Frequently Asked Questions

How does the MRI work?

The MRI is safe and non-invasive. This means that no needles are used and no chemicals or radiation (as is the case with X-rays) are used to create images. Instead it uses a powerful magnet and radio frequencies to create images of tissue in your body. Your child will be gently placed into a device known as an MRI scanner, which is a long tube surrounded by the magnet. The scanner sends and receives signals from the cells in your child’s body. A computer interprets the signals into a set of images that you can see on a computer monitor and then stores the images in the computer. The most important factor in getting a good picture is for your child to remain still. Just like when a photograph is taken, any movement can cause the image to be blurry. One way to make sure that your child remains still is to get the image while your child is asleep.

I am not sure if my daughter will be able to sleep through the MRI scan. What is your general approach for the sleep MRI?
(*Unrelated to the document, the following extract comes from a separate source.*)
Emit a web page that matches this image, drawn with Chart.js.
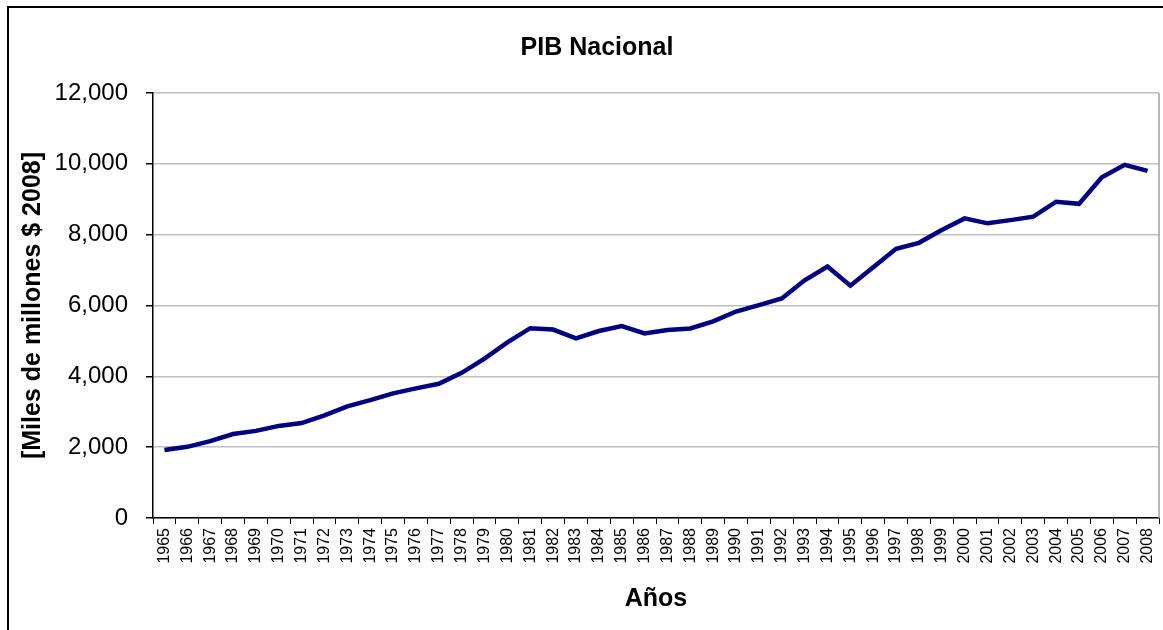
<!DOCTYPE html>
<html>
<head>
<meta charset="utf-8">
<title>PIB Nacional</title>
<script src="https://cdn.jsdelivr.net/npm/chart.js@4/dist/chart.umd.min.js"></script>
<style>
  html, body { margin: 0; padding: 0; background: #fff; }
  #wrap { width: 1163px; height: 630px; position: relative; }
</style>
</head>
<body>
<div id="wrap"><canvas id="chart"></canvas></div>
<script>
const years = [
  "1965", "1966", "1967", "1968", "1969", "1970", "1971", "1972", "1973", "1974", "1975",
  "1976", "1977", "1978", "1979", "1980", "1981", "1982", "1983", "1984", "1985", "1986",
  "1987", "1988", "1989", "1990", "1991", "1992", "1993", "1994", "1995", "1996", "1997",
  "1998", "1999", "2000", "2001", "2002", "2003", "2004", "2005", "2006", "2007", "2008",
];
const pib = [
  1920, 2010, 2170, 2370, 2460, 2600, 2680, 2900, 3150, 3330, 3520,
  3660, 3790, 4100, 4500, 4960, 5360, 5320, 5070, 5280, 5420, 5210,
  5310, 5350, 5550, 5830, 6010, 6200, 6710, 7100, 6560, 7080, 7600,
  7770, 8130, 8460, 8320, 8410, 8510, 8930, 8870, 9620, 9970, 9800,
];
const yTicks = [0, 2000, 4000, 6000, 8000, 10000, 12000];
const chartTitle = "PIB Nacional";

const FONT = "'Liberation Sans', Arial, sans-serif";

// outer frame, right border of the plot area, and the title (sits a bit right of centre)
const framePlugin = {
  id: "frame",
  afterDraw(chart) {
    const { ctx, chartArea } = chart;
    ctx.save();
    ctx.strokeStyle = "#000";
    ctx.lineWidth = 2;
    ctx.strokeRect(8, 7, 1200, 700);
    ctx.strokeStyle = "#a0a0a0";
    ctx.lineWidth = 1.5;
    ctx.beginPath();
    ctx.moveTo(chartArea.right, chartArea.top);
    ctx.lineTo(chartArea.right, chartArea.bottom);
    ctx.stroke();
    ctx.fillStyle = "#000";
    ctx.font = "bold 25px " + FONT;
    ctx.textAlign = "center";
    ctx.textBaseline = "middle";
    ctx.fillText(chartTitle, 597, 48);
    ctx.restore();
  },
};

const initChart = () => {
  const canvas = document.getElementById("chart");
  new Chart(canvas.getContext("2d"), {
    type: "line",
    data: {
      labels: years,
      datasets: [
        {
          label: "PIB",
          data: pib,
          borderColor: "#000080",
          borderWidth: 4.5,
          pointRadius: 0,
          tension: 0,
          fill: false,
        },
      ],
    },
    options: {
      responsive: true,
      maintainAspectRatio: false,
      animation: false,
      layout: { padding: { left: 8, right: 4, top: 93, bottom: 0 } },
      plugins: {
        legend: { display: false },
        tooltip: { enabled: false },
        title: { display: false },
      },
      scales: {
        x: {
          offset: true,
          grid: {
            offset: true,
            drawOnChartArea: false,
            drawTicks: true,
            tickLength: 6,
            tickColor: "#000",
          },
          border: { color: "#000", width: 1.5 },
          ticks: {
            autoSkip: false,
            maxRotation: 90,
            minRotation: 90,
            padding: 4,
            color: "#000",
            font: { family: FONT, size: 16 },
          },
          title: {
            display: true,
            text: "Años",
            color: "#000",
            font: { family: FONT, size: 25, weight: "bold", lineHeight: 1.2 },
            padding: { top: 0, bottom: 16 },
          },
          afterFit: (scale) => {
            scale.height = 112;
            scale.paddingLeft = 0;
            scale.paddingRight = 0;
          },
        },
        y: {
          min: 0,
          max: 12000,
          afterBuildTicks: (scale) => { scale.ticks = yTicks.map((v) => ({ value: v })); },
          grid: {
            color: "#c0c0c0",
            lineWidth: 1.5,
            tickLength: 7,
            tickColor: "#000",
          },
          border: { color: "#000", width: 1.5 },
          ticks: {
            padding: 18,
            color: "#000",
            font: { family: FONT, size: 24 },
            callback: (v) => Number(v).toLocaleString("en-US"),
          },
          title: {
            display: true,
            text: "[Miles de millones $ 2008]",
            color: "#000",
            font: { family: FONT, size: 25, weight: "bold", lineHeight: 1.2 },
            padding: { top: 10, bottom: 0 },
          },
          afterFit: (scale) => { scale.width = 145; },
        },
      },
    },
    plugins: [framePlugin],
  });
};

window.addEventListener("DOMContentLoaded", initChart);
</script>
</body>
</html>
Our team has experience scanning young children while they sleep. We will be working closely with you to develop a plan that will work best for you and your child. We will ask you to keep your child awake and active during the day so that she is sleepy during the scanning session. One idea is to try to have your child fall asleep in the car on the way to the Imaging Research Center. If this does not work, we will have a bed set up in the scanner room so that you can go through a nighttime routine upon arrival until your child falls asleep. 

 Are there costs associated with participating in the study?

There is no cost to you for participating in our study. The study will pay for all costs associated with this research.